**Record extracts**
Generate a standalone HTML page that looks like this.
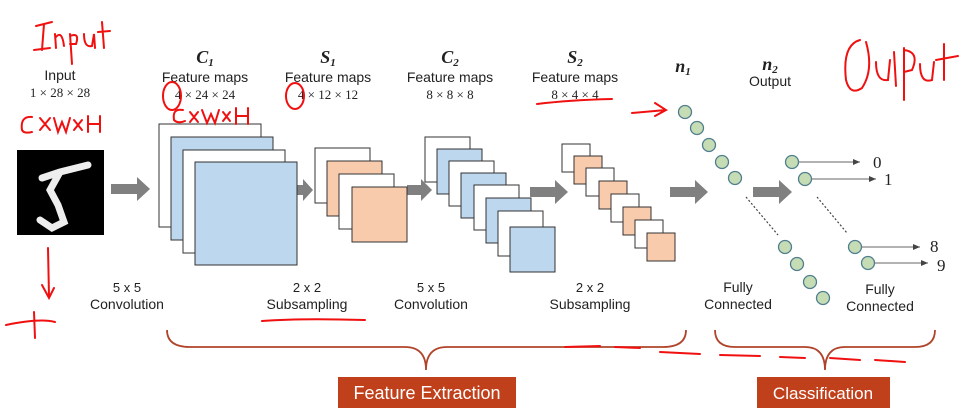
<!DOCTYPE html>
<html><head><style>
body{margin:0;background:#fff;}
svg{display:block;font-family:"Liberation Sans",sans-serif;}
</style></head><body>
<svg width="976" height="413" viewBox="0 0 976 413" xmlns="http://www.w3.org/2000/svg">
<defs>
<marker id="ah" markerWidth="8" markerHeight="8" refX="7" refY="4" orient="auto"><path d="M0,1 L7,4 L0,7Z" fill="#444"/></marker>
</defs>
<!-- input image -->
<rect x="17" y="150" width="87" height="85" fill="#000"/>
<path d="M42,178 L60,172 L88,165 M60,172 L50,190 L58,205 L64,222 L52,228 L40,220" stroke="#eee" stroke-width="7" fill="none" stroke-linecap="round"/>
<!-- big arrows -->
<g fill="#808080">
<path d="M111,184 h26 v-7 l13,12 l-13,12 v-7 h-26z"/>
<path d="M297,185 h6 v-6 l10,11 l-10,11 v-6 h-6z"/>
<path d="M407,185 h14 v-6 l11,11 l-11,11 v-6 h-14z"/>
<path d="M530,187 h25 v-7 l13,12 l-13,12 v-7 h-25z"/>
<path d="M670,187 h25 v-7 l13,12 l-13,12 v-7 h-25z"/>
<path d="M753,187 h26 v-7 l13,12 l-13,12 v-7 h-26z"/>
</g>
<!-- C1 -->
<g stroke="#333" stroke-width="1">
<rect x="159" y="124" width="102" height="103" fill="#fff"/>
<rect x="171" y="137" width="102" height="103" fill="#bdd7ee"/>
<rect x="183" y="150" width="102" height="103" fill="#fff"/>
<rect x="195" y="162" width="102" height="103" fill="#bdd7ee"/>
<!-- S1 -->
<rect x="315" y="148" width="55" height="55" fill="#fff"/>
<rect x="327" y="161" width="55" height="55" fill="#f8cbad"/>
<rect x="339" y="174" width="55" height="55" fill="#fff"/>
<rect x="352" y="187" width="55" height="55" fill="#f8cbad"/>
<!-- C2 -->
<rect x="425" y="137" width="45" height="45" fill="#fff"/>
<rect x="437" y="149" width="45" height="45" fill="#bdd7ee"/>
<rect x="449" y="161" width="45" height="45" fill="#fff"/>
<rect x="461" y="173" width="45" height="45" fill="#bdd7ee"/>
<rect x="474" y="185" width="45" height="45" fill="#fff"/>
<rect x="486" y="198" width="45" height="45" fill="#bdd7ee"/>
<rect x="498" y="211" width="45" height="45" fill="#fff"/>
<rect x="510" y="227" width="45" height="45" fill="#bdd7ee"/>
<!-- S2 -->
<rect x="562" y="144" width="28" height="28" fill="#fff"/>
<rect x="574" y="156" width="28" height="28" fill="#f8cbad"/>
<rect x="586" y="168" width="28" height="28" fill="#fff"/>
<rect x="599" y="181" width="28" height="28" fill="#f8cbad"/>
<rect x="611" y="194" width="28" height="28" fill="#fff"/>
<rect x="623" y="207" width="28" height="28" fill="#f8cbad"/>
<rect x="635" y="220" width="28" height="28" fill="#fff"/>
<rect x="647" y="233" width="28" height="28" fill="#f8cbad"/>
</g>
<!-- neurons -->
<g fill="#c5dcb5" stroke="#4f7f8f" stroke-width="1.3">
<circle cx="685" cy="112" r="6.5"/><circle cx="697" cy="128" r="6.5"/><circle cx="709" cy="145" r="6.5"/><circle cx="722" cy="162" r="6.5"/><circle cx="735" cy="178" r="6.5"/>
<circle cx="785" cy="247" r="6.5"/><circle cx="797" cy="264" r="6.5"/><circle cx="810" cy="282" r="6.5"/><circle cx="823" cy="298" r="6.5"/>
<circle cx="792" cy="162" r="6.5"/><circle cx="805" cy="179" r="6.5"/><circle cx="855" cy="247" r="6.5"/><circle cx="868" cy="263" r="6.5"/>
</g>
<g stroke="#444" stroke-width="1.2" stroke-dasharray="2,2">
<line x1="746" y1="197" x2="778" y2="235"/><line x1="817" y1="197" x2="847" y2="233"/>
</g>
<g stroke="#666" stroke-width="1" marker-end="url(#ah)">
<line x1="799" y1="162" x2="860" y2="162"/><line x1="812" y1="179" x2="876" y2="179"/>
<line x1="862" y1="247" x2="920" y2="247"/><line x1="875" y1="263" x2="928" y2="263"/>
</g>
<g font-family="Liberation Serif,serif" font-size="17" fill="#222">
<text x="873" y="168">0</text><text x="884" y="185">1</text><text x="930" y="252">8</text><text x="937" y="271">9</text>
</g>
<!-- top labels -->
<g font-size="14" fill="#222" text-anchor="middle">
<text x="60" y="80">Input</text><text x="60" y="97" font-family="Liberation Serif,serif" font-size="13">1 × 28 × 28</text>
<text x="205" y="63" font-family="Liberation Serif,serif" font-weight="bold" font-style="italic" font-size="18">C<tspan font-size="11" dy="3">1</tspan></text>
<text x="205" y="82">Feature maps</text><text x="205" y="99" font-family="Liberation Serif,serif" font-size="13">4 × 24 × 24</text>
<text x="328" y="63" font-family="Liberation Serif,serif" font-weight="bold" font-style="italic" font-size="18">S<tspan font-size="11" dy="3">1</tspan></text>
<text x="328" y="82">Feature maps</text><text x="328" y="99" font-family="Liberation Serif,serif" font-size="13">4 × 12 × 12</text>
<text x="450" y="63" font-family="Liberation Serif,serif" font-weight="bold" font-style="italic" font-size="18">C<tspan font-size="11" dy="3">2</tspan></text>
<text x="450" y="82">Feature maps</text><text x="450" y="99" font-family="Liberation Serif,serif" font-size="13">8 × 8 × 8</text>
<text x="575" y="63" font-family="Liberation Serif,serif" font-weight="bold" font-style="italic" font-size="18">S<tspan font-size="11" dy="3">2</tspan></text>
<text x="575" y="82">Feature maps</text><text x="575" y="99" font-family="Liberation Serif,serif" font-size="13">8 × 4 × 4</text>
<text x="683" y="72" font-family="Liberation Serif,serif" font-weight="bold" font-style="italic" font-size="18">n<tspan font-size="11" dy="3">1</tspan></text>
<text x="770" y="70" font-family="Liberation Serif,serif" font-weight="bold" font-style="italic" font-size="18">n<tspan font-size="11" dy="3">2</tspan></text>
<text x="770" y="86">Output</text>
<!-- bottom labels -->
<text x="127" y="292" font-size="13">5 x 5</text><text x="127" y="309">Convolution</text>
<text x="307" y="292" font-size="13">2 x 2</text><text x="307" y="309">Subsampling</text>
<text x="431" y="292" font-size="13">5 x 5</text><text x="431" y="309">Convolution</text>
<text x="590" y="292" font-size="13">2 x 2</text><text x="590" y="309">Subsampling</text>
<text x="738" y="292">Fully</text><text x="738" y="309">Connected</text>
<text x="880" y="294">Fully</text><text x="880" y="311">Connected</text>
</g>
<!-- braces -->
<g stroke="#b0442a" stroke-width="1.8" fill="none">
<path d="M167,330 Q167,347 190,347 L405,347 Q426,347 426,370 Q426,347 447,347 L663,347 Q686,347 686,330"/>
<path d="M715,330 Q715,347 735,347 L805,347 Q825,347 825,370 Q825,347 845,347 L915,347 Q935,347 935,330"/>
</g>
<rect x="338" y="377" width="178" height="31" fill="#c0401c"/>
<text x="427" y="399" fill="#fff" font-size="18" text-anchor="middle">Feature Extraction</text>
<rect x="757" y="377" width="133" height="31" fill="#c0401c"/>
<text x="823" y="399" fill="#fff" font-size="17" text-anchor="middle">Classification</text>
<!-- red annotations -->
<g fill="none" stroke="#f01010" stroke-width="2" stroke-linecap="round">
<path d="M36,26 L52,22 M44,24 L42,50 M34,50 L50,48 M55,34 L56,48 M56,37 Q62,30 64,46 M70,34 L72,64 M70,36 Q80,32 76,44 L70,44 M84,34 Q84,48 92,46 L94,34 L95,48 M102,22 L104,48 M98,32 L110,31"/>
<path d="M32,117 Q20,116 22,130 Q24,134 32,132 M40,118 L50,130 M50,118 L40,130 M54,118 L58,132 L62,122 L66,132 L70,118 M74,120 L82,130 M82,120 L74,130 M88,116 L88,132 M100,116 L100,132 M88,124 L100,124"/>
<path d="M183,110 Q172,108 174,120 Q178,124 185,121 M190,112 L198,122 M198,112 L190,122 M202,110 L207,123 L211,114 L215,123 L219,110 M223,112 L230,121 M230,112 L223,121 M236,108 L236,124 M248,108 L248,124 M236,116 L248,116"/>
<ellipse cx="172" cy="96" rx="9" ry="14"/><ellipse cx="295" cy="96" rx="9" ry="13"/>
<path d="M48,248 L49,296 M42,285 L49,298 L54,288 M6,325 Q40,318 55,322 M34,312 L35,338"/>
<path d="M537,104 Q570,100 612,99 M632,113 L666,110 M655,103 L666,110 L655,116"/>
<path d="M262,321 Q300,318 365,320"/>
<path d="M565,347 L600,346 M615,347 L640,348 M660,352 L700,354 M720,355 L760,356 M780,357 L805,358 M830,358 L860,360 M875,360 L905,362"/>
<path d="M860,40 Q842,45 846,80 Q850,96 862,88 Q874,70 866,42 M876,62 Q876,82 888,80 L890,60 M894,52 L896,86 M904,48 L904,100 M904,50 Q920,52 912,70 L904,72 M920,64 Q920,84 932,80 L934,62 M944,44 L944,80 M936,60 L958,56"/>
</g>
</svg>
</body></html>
...
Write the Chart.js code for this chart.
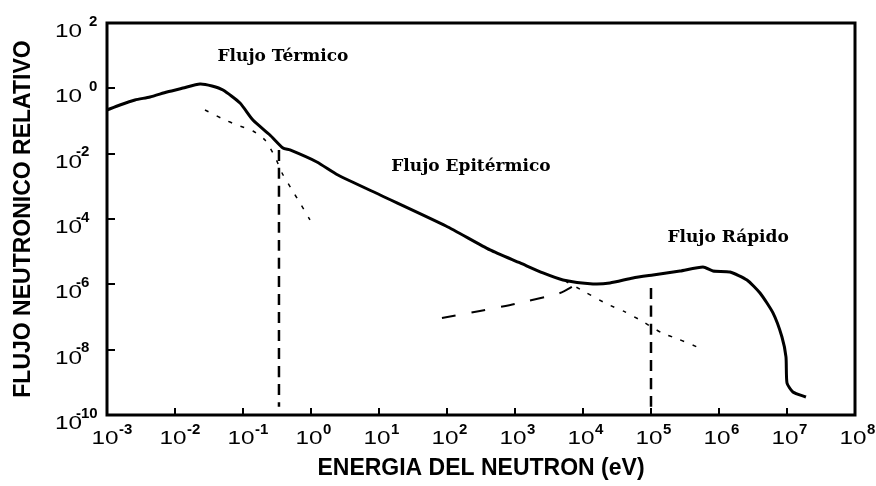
* * *
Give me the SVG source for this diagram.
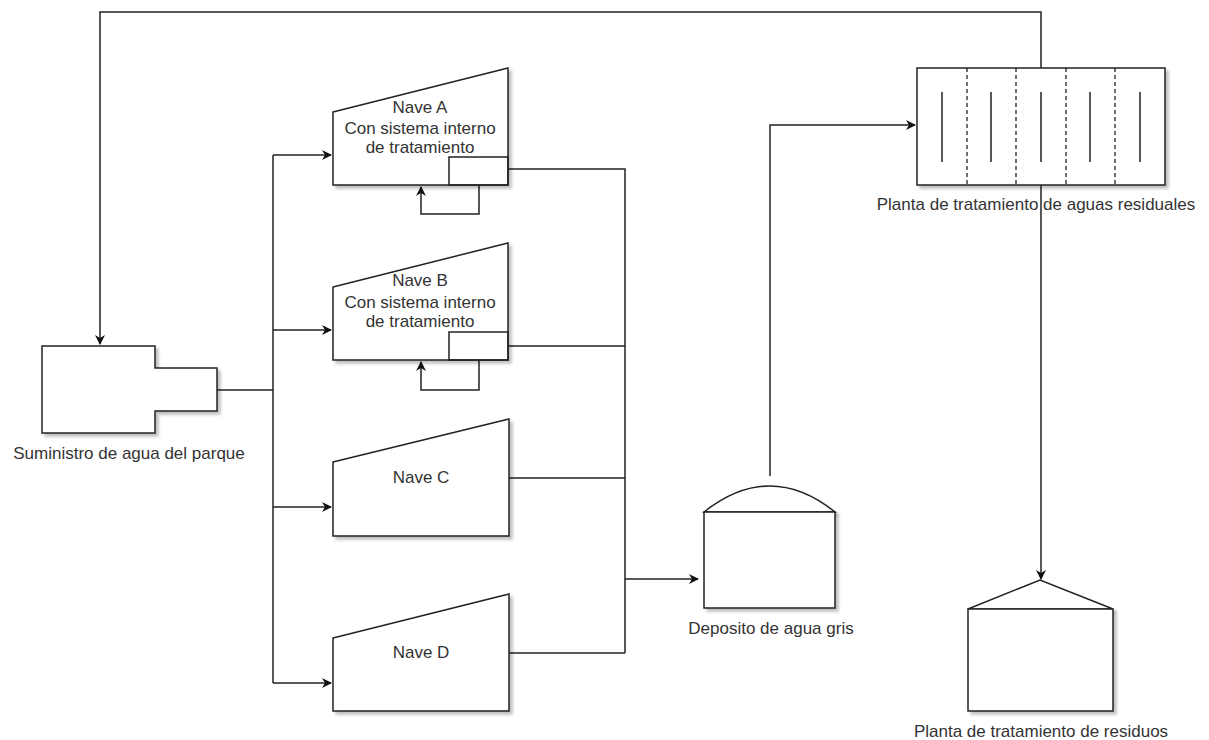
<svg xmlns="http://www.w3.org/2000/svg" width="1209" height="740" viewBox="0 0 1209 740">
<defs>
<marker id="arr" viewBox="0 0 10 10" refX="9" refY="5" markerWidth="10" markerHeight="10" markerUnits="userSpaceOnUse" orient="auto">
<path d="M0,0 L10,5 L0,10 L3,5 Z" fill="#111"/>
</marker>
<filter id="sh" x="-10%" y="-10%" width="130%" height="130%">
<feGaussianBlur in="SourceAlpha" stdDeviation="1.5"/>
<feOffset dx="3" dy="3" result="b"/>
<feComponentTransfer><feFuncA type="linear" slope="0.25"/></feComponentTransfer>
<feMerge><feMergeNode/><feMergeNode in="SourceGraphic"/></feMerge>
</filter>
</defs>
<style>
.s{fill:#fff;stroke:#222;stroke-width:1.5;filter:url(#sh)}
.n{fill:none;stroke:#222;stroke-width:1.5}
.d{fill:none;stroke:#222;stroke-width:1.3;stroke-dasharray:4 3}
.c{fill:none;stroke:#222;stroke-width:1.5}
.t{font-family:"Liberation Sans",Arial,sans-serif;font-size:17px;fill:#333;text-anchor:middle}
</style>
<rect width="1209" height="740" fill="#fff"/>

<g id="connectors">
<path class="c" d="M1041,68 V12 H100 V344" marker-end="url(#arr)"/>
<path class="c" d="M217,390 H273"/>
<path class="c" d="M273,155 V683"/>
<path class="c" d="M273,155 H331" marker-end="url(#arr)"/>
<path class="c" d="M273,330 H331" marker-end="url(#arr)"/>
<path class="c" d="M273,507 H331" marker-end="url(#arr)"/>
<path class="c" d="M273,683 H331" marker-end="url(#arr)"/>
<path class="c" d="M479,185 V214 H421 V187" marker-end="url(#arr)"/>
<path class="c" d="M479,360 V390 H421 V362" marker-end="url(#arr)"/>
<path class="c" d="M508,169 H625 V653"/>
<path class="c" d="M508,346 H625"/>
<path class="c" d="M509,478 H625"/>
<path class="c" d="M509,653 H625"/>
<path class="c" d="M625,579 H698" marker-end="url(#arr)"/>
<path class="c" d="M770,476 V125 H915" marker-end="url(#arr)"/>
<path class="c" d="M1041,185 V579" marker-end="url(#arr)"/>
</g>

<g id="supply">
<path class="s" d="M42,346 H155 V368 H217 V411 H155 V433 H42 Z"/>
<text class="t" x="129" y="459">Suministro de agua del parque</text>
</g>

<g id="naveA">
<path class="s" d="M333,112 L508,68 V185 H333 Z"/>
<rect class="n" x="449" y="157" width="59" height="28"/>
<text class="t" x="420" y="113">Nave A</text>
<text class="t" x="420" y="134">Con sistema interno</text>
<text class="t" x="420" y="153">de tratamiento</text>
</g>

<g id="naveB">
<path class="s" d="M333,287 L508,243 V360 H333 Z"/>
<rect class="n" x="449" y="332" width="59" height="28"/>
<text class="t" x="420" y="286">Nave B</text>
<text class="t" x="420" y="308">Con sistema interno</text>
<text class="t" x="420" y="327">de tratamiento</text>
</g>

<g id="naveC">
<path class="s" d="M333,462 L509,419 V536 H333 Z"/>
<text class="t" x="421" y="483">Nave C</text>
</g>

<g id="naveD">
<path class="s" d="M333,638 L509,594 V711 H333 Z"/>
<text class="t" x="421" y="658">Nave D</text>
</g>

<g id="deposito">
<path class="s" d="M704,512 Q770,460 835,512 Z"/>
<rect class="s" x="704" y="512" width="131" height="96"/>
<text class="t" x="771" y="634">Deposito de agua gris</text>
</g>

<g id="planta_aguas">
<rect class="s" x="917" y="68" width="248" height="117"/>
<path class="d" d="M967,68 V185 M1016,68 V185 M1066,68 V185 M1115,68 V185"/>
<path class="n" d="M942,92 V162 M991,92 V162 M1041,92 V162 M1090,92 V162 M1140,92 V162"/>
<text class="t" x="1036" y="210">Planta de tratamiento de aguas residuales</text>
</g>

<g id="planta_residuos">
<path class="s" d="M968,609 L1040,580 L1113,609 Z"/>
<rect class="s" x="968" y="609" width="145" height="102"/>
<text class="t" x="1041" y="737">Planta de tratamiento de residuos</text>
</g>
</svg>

**Written request**
Return each line with "this".

**Expected answer**
Generate a standalone HTML page that looks like this.
Write the Chart.js code for this chart.
Give me the SVG source for this diagram.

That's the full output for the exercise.